INFORMATION SUPPLIED:
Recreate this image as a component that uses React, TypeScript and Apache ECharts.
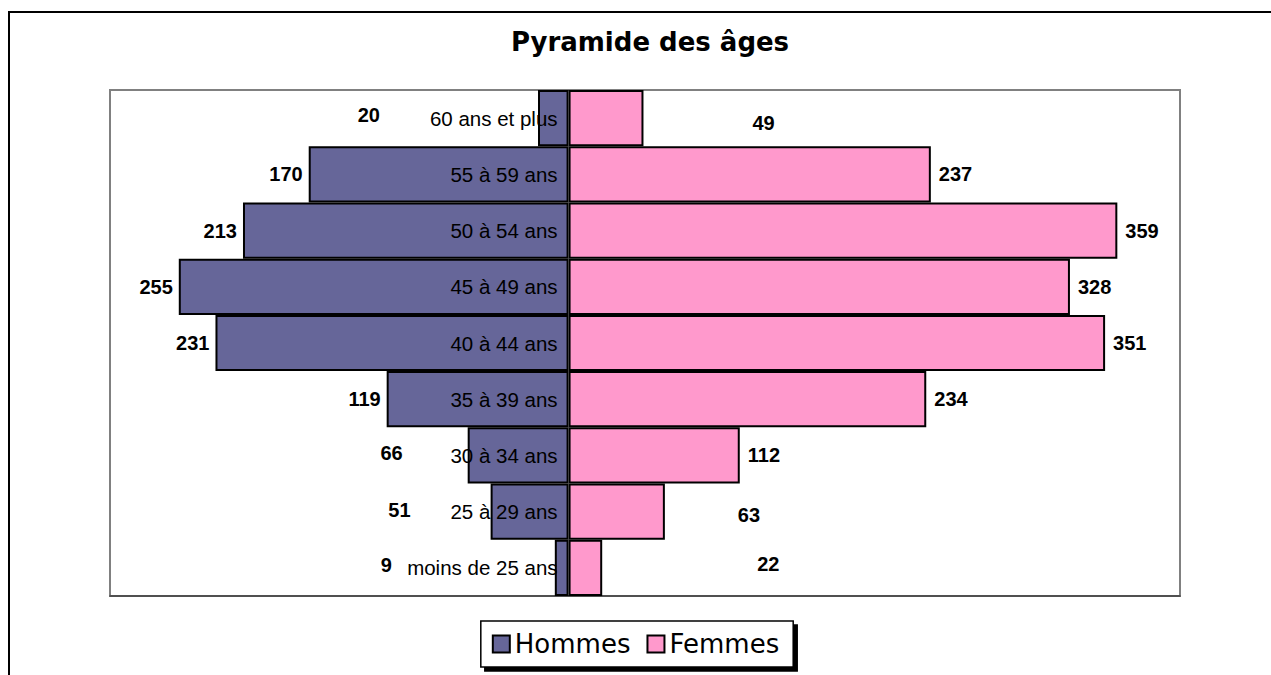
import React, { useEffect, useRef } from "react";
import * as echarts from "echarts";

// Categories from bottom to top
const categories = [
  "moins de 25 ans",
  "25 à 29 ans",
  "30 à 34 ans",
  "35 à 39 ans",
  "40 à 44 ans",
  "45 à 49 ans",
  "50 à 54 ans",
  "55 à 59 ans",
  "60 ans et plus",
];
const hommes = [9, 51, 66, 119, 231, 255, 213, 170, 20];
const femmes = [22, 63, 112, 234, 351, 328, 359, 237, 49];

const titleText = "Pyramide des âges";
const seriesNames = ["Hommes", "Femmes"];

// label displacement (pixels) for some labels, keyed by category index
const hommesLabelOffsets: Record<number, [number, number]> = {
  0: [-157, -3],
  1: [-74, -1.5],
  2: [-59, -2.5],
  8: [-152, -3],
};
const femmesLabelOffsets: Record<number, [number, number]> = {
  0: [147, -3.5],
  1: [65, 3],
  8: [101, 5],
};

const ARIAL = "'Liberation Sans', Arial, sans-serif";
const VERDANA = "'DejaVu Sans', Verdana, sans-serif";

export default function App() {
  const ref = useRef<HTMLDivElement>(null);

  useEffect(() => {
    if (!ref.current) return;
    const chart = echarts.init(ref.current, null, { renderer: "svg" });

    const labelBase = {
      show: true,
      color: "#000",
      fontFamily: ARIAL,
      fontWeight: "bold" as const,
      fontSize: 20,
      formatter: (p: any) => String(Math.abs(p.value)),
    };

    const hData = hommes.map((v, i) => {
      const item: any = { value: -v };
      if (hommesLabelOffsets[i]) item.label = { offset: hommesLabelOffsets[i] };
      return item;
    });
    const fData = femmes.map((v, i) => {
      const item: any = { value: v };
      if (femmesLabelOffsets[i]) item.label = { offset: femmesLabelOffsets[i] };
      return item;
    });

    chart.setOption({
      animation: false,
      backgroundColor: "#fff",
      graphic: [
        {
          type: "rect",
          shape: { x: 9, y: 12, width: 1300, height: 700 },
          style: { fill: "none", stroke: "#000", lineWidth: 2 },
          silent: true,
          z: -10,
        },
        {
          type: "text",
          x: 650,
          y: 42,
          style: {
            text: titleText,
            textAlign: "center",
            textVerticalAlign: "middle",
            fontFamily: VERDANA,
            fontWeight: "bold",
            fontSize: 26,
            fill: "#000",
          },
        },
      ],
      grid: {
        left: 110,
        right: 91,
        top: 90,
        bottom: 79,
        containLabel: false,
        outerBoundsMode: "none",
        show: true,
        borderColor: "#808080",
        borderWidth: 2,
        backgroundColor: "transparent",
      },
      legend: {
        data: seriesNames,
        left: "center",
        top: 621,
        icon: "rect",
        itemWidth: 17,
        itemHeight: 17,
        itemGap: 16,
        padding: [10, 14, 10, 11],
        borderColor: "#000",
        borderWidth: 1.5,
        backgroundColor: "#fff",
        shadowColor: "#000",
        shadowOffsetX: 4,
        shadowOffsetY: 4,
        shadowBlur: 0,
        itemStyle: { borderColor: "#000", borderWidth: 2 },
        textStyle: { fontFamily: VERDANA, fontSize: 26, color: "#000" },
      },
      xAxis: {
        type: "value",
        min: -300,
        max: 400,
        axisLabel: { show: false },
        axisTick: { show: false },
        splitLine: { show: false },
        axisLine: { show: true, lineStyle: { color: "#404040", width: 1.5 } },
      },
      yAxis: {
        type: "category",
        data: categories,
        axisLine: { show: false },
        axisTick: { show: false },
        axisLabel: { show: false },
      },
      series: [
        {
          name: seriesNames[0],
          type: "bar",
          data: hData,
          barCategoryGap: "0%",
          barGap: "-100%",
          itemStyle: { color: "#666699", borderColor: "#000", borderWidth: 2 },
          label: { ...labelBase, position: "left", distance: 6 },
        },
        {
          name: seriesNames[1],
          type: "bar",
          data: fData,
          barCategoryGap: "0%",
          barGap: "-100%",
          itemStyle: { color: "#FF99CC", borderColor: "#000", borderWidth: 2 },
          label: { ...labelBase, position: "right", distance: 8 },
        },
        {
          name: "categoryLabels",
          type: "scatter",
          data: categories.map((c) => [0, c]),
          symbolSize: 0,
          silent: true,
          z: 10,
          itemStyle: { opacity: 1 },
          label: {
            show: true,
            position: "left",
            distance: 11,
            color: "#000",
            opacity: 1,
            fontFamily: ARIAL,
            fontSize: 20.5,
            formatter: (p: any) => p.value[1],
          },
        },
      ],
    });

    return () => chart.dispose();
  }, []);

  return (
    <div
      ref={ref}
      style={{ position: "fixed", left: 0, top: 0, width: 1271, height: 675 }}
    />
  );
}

WORK TO BE COMPLETED: Reproduce every line of the listing above in which the string "React" appears.

CORRECT RESPONSE:
Recreate this image as a component that uses React, TypeScript and Apache ECharts.
import React, { useEffect, useRef } from "react";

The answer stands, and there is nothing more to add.